One might argue that Israeli security concerns — surrounded by hostile neighbors and repeatedly targeted by rocket attacks — fully justify the continued settlement of the West Bank as a defensive buffer; yet this argument, however understandable, overlooks the well-documented finding that settlement expansion on territory the international community regards as subject to final-status negotiation has consistently foreclosed the geographic basis for a viable Palestinian state.A6 Israeli Prime Minister Benjamin Netanyahu's stated openness to a two-state solution came with conditions — including the prohibition of a Palestinian military — that Palestinian negotiators found incompatible with genuine sovereignty. The settlement issue and the sovereignty question are therefore not peripheral irritants; they are structural obstacles that any peace framework must resolve.
The human cost of this impasse is substantial: the 1948–1949 displacement of roughly 700,000 Palestinians, documented by United Nations records of the period, stands as a historically verifiable marker of how territorial conflict translates into generational grievance — and why the refugee question cannot be set aside as a precondition for talking about borders.A7
VI. Conclusion
The history surveyed here reveals a conflict in which both parties have, at various moments, acted in ways that deepened rather than resolved the crisis. Arab leadership's rejection of the 1937 Peel Commission partition and the 1947 UN plan, combined with armed attacks on the nascent Israeli state, gave Israel legitimate reasons to prioritize security over territorial concession. Israel's continued expansion of settlements in the West Bank, its periodic refusal to negotiate with elected Palestinian representatives, and its periodic collective-punishment responses to Hamas attacks have, in turn, given Palestinians legitimate reasons to doubt Israeli commitment to a negotiated settlement. Neither narrative of victimhood is false; both are incomplete.
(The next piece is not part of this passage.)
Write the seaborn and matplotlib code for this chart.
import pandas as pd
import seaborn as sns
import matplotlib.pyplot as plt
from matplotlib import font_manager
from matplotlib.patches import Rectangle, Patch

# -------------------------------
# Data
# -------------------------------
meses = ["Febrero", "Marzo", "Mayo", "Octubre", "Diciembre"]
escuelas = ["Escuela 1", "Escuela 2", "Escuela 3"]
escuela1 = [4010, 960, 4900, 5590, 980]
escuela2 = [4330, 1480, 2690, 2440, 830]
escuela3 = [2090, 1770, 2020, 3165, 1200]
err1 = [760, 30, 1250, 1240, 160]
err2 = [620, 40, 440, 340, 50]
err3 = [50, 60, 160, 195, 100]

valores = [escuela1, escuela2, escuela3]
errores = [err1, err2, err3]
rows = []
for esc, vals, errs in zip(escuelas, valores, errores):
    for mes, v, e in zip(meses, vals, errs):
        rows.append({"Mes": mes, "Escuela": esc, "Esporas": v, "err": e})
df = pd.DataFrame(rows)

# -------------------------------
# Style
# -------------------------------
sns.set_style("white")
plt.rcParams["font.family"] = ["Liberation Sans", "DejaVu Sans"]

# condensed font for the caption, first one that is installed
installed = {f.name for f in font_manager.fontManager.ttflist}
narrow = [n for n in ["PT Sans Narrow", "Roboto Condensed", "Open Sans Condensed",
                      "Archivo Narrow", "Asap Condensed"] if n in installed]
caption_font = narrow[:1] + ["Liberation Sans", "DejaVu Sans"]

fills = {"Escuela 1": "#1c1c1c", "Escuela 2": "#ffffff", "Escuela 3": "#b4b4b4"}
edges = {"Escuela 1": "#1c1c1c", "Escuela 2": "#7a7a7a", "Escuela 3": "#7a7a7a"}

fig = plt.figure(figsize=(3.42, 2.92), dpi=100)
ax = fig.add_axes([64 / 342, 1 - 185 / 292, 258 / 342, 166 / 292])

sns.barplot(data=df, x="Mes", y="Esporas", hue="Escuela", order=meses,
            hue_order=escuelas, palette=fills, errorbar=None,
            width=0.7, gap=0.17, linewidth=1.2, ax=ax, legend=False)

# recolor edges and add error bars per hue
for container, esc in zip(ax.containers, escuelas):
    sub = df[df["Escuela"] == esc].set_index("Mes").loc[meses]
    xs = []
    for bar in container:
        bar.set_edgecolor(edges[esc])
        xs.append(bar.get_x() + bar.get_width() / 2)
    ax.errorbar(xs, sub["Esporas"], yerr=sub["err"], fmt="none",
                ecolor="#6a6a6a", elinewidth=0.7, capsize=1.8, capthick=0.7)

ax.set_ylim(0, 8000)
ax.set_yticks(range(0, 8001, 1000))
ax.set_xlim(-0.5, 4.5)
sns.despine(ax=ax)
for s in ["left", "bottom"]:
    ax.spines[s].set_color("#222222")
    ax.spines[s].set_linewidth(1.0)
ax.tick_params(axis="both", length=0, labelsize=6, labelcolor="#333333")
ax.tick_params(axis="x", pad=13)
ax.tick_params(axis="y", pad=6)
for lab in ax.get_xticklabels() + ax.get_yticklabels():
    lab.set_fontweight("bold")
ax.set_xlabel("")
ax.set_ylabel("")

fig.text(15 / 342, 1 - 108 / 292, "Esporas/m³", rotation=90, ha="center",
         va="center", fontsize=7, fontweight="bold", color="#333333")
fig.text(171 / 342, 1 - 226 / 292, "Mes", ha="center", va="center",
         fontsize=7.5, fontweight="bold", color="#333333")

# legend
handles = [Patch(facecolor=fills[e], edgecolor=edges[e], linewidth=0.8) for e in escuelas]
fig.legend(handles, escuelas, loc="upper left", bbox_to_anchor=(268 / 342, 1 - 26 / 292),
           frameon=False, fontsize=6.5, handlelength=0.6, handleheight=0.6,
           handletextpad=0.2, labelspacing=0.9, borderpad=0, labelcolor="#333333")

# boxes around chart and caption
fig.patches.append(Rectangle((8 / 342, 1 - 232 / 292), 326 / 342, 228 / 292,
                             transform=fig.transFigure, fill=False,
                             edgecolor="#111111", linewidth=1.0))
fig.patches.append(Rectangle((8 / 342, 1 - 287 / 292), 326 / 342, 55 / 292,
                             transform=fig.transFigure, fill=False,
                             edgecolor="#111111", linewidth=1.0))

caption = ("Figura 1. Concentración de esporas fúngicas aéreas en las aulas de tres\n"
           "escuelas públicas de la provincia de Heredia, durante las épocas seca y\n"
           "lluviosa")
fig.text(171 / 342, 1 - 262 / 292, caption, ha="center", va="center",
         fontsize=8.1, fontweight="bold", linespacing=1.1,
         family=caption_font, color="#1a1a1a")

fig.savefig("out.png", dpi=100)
A durable resolution will require more than a renewed commitment to the two-state formula: it will require a concrete mechanism for addressing Palestinian refugee claims, an internationally monitored halt to West Bank settlement construction, a Palestinian governing authority capable of enforcing a renunciation of violence, and Israeli security guarantees that do not amount to permanent occupation — conditions that as of the period examined here no negotiating framework had successfully combined.A8 The conflict endures not because peace is theoretically impossible but because the political will to accept those interlocking costs simultaneously has not yet materialized on either side. Understanding the structural reasons for that failure is the necessary first step toward imagining how it might eventually change.